Bret is also trying to keep the pricing on his products as low as possible. Despite predominately sourcing his components in the USA and doing all of his design, machining and assembly, domestically, his goal is to keep the cost at a reasonable level. He told me that he carefully looks at tooling and developmental costs and tries to absorb as much as, if not all of those costs so the consumer price will not be overtly prohibitive. He noted that not doing so "creates a price chasm that is too great." His goal is to make the cost to performance ratio as acceptable as possible yet still perform to his exceptionally high standards. His S5 Stereo amp retails for $15,000.00, which is a very reasonable price point for an amp of this quality and compared to competing equipment.

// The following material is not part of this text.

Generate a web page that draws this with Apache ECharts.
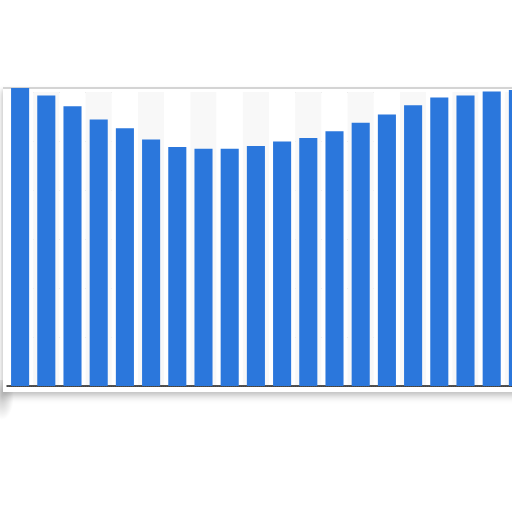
<!DOCTYPE html>
<html>
<head>
<meta charset="utf-8">
<script src="https://cdn.jsdelivr.net/npm/echarts@6/dist/echarts.min.js"></script>
<style>
  html, body { margin: 0; padding: 0; background: #fff; overflow: hidden; }
  #wrap { position: relative; width: 512px; height: 512px; overflow: hidden; }
  #curl {
    position: absolute; left: -6px; top: 380px; width: 20px; height: 40px;
    background: radial-gradient(ellipse at 40% 40%, rgba(0, 0, 0, 0.22), rgba(0, 0, 0, 0) 70%);
  }
  #paper {
    position: absolute; left: 3px; top: 87px; width: 540px; height: 303px;
    background: #fff; border-top: 2px solid #d4d4d4;
    box-shadow: 0 6px 6px rgba(0, 0, 0, 0.14), -2px 2px 4px rgba(0, 0, 0, 0.12);
  }
  #chart { position: absolute; left: 0; top: 0; width: 512px; height: 512px; }
</style>
</head>
<body>
<div id="wrap">
  <div id="curl"></div>
  <div id="paper"></div>
  <div id="chart"></div>
</div>
<script>
(function() {
  var categories = ['1', '2', '3', '4', '5', '6', '7', '8', '9', '10',
                    '11', '12', '13', '14', '15', '16', '17', '18', '19', '20'];
  var values = [60.8, 59.3, 57.1, 54.4, 52.6, 50.3, 48.8, 48.4, 48.4, 49.0,
                49.9, 50.6, 52.0, 53.7, 55.4, 57.3, 58.9, 59.3, 60.1, 60.4];

  var chart = echarts.init(document.getElementById('chart'), null, { renderer: 'canvas' });
  chart.setOption({
    animation: false,
    backgroundColor: 'transparent',
    grid: { left: 7, top: 92, bottom: 126, width: 524, outerBoundsMode: 'none', containLabel: false },
    xAxis: {
      type: 'category', data: categories,
      axisLine: { lineStyle: { color: '#1a1a1a', width: 1.5 } },
      axisTick: { show: false },
      axisLabel: { show: false },
      splitArea: { show: true, areaStyle: { color: ['#ffffff', '#f8f8f8'] } }
    },
    yAxis: {
      type: 'value', min: 0, max: 60, interval: 10,
      axisLine: { show: false }, axisTick: { show: false }, axisLabel: { show: false },
      splitLine: { lineStyle: { color: '#bdbdbd', type: 'dotted' } }
    },
    series: [{
      type: 'bar', data: values, clip: false,
      barCategoryGap: '31%',
      itemStyle: { color: '#2b77dc' }
    }]
  });
})();
</script>
</body>
</html>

Being the son of Dan D'Agostino I was naturally curious what has happened to the family dynamic. I asked Bret a very simple question- how does being a competitor to your Dad work? He noted, "We are not competitors. It's very funny; in fact I'm showing with Dan this year at CES. It's one of those situations, why don't we show together this year?" He admitted that he has an unspoken Father and Son thing. He also believes that he and his Dad represent very different segments of the market. "My Father is a very brilliant designer," he told me. However, Bret wanted to build something that was different from his Father's and other designer's products.

I had the opportunity to hear in person the BSC Audio S5 Stereo Amplifier at a private showing at a local dealer. I can say that visually, the amp is quite stunning. With the graceful, machined front the design is quite contemporary. Bret has also paid attention to the details. While the "B" on the front of the amp is illuminated Blue, it can also be dimmed or turned off completely to fit in with differing ambient lighting situations.

Sound wise, it is a very muscular, powerful amp. With a lot of headroom, this is an amp that will have little problem with virtually any speaker one wishes to pair it with. The system in which I heard it consisted of a Mac Book Pro with J River software as a source, a Berkley Audio DAC and a pair of Magico S1 speakers. The S5 amp performed up to Bret's expectations in every way and sounded positively wonderful. Those who have not experienced the sonic attributes of a Class A amplifier should audition the S5. In my opinion it really sounded spectacular.

I would like to thank Bret D'Agostino for his time not only in hearing his amplifier but also for talking with me about his company and his products.